All of this indicates the urgent need to push for voting reform at the IMF. Though the IMF is supposed to be a multilateral institution of 191 countries, its decision-making is almost completely dominated by Washington, with support from its high-income allies, which mostly comprise European countries. Together, the United States, Europe, and a handful of other close U.S. allies make up more than 60 percent of the vote and they almost always vote together as a bloc.
It has been extremely rare for this bloc to fracture on a vote that is important to Washington. In addition, by the IMF’s charter, many important votes require an 85 percent majority, which gives the United States, with 16.5 percent of the vote, an automatic veto.
These prolonged policy failures would be very unlikely if most of the member countries of the IMF had real participation in decision-making. The IMF’s rules are a product of the world of 81 years ago, when it was created—when much of the world was living in countries that did not have political independence.

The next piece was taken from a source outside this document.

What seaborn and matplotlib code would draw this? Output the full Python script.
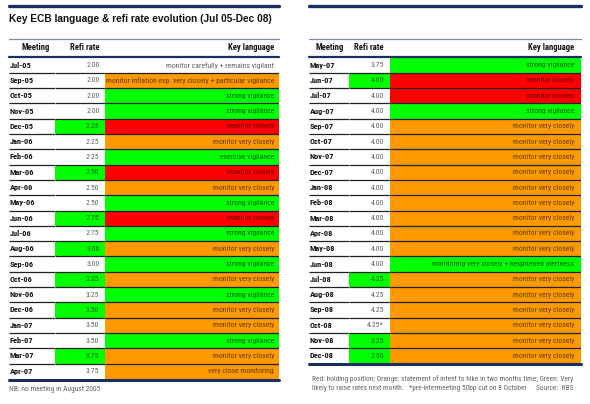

The IMF’s role in Argentina over the past three decades is a striking and well-documented case of how much the organization, with the involvement of Washington’s decision-makers, can influence the economic and political outcomes of a borrowing country. This influence can be seen as quite harmful on net, in terms of economic and social progress—especially if the terms of said IMF packages adversely impact key electoral issues like funding for healthcare, education, or social safety programs.
There is way too much concentrated and unaccountable power at the International Monetary Fund. For the sake of the planet and its people, this will have to change.